Hodge enlisted in the Confederate Army as a private in 1861. Soon thereafter, he was chosen to represent Kentucky in the Provisional Confederate Congress from 1861 to 1862. When Hodge was not present in Richmond, Virginia, he was promoted to captain and assistant adjutant general in Breckinridge's First Kentucky Brigade. Hodge received a promotion to major May 6, 1862, for gallantry at the Battle of Shiloh and served as a cavalry brigade commander under Joseph Wheeler and Nathan Bedford Forrest. Wheeler commended Hodge for his service during the Middle Tennessee Raid. Forrest, however, relieved Hodge of his command, charging him with incompetence and cowardice. Hodge was acquitted of the charges and later reinstated to field command. He was promoted to colonel May 6, 1863, and briefly served as inspector-general at Cumberland Gap.

Hodge represented Kentucky in the House of Representatives of the First Confederate Congress from February 18, 1862, to February 17, 1864. After his term expired, he was promoted to colonel and inspector-general and assigned command of the District of Southwest Mississippi and East Louisiana, a post he held until the end of the war.
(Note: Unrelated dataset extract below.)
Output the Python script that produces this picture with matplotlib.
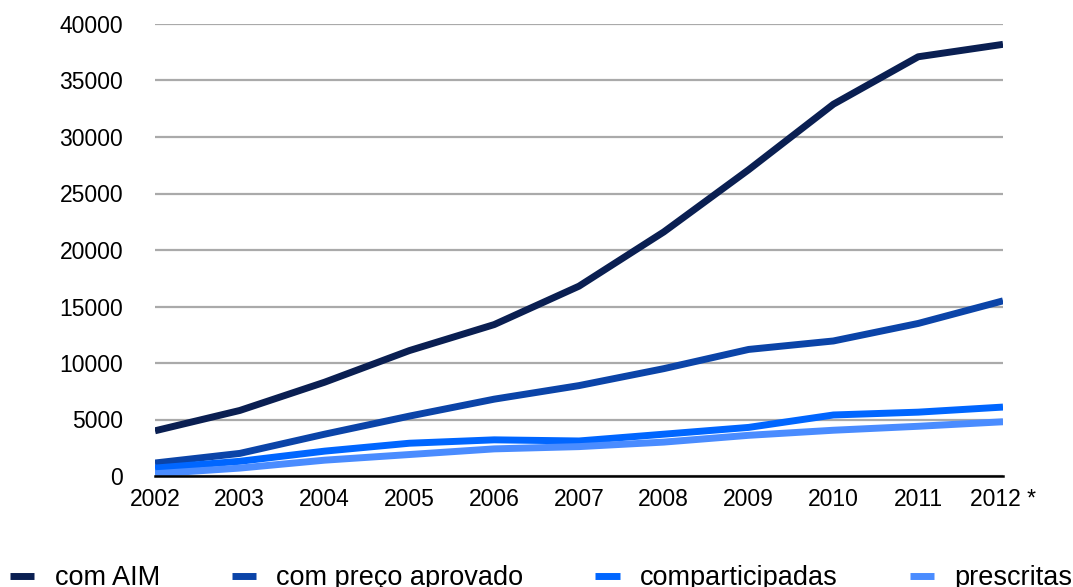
import matplotlib.pyplot as plt

plt.rcParams['font.family'] = ['Liberation Sans', 'DejaVu Sans']

years = [2002, 2003, 2004, 2005, 2006, 2007, 2008, 2009, 2010, 2011, 2012]
year_labels = ['2002', '2003', '2004', '2005', '2006', '2007', '2008', '2009', '2010', '2011', '2012 *']

com_aim = [4000, 5800, 8300, 11100, 13400, 16800, 21600, 27100, 32900, 37100, 38200]
com_preco = [1150, 2000, 3700, 5300, 6800, 8000, 9500, 11200, 11950, 13500, 15500]
comparticipadas = [700, 1300, 2200, 2900, 3200, 3100, 3700, 4300, 5400, 5650, 6100]
prescritas = [200, 700, 1400, 1900, 2400, 2600, 3000, 3600, 4050, 4400, 4800]

series = [
    ('com AIM', com_aim, '#0a1f52'),
    ('com preço aprovado', com_preco, '#0b44a8'),
    ('comparticipadas', comparticipadas, '#0066ff'),
    ('prescritas', prescritas, '#4a8cff'),
]

fig = plt.figure(figsize=(10.73, 5.87), dpi=100)
ax = fig.add_axes([155 / 1073, 111 / 587, 848 / 1073, 452 / 587])

for label, vals, color in series:
    ax.plot(years, vals, color=color, lw=5, label=label,
            solid_joinstyle='round', solid_capstyle='butt', zorder=3)

ax.set_xlim(2002, 2012)
ax.set_ylim(0, 40000)
ax.set_yticks(range(0, 40001, 5000))
ax.set_xticks(years)
ax.set_xticklabels(year_labels)
ax.yaxis.grid(True, color='#aaaaaa', lw=1.6)
ax.set_axisbelow(True)
for s in ['left', 'right', 'top']:
    ax.spines[s].set_visible(False)
ax.spines['bottom'].set_color('black')
ax.spines['bottom'].set_linewidth(1.8)
ax.spines['bottom'].set_zorder(4)
ax.tick_params(axis='both', length=0, labelsize=16.5)
ax.tick_params(axis='y', pad=23)
ax.tick_params(axis='x', pad=9)

leg = fig.legend(loc='center left', bbox_to_anchor=(10 / 1073, 9 / 587),
                 bbox_transform=fig.transFigure, ncol=4, frameon=False,
                 fontsize=19.5, handlelength=0.9, handletextpad=0.75,
                 columnspacing=2.65, borderpad=0, borderaxespad=0)

fig.savefig('out.png', dpi=100)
Hodge was promoted acting brigadier general November 20, 1863, but the promotion was rejected by the Confederate Senate. The promotion was resubmitted August 2, 1864, and, again, went unconfirmed. Although he was paroled as a brigadier general and Warner lists him as a Confederate general, Eicher shows him as unconfirmed at that grade and does not list him as a general.

==Later life==
After the Civil War, Hodge returned to his law practice in Newport. He remained active in politics and served as an elector for the Greeley ticket in 1872. Hodge was elected to the Kentucky Senate and served 1873 to 1877. He also became an orange grower and spent the last years of his life in Florida.

He died August 1, 1892, in Longwood, Florida, and was interred in Seminole, Florida. His remains were moved to Evergreen Cemetery, Southgate, Kentucky, in 1903.

==Publication==
- Sketch of the First Kentucky Brigade (Frankfort, KY: Printed at the Kentucky Yeoman Office, Major & Johnston), 1874.